Fact of the Week: A 1 Percent Increase in Mid-term Military R&D Funding Stimulates Increases Privately Financed R&D Expenditures by 0.11 to 0.14 Percent
Source: Gianluca Pallante, Emanuele Russo and Andrea Roventini, “Does mission-oriented funding stimulate private R&D? Evidence from military R&D for US states,” Institute of Economics and EMbeDS, Sant’Anna School of Advanced Studies, November 31, 2020
Commentary: Government spending is often thought to crowd-out private sector investment by increasing competition for, and reducing the supply of, a fixed pool of loanable funds.

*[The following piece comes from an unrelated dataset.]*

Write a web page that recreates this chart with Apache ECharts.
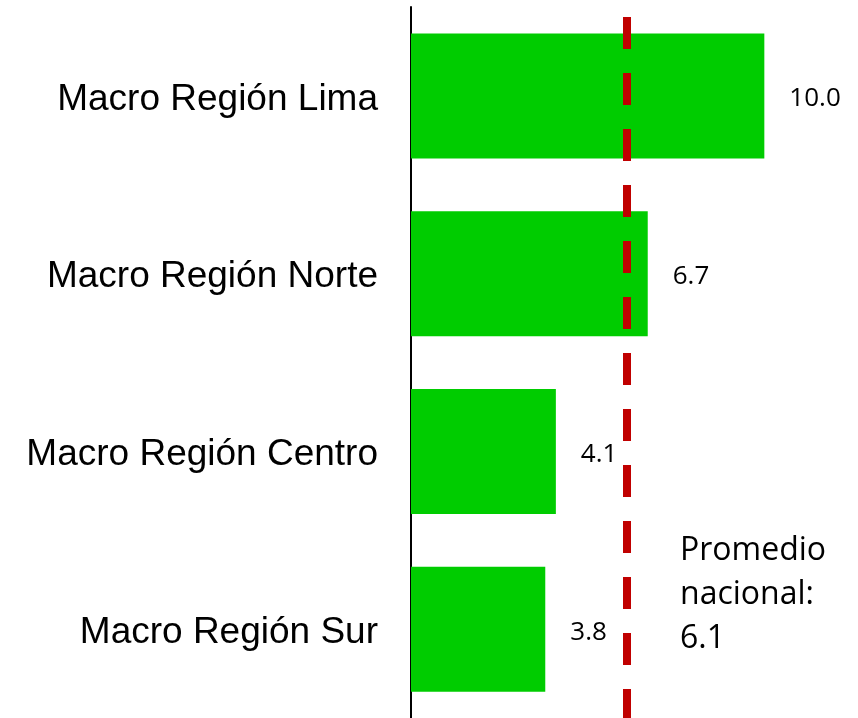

Three Italian economists tested the validity of this claim by examining the spillover effects of increases in defense R&D spending across all U.S. states from 1968 to 2017. By regressing that data with state-level high-tech employment data for the period of 1999 to 2018, they identified significant causal impacts of increased defense R&D spending on the private sector. Specifically, the economists found a multiplier effect of between 0.11 and 0.14, indicating that government spending can actually crowd-in, rather than crowd-out, private investment in R&D. This is possible because defense R&D spending can help to relax credit constraints on innovate sectors, increase profitability of spin-off projects, and foster entrepreneurship.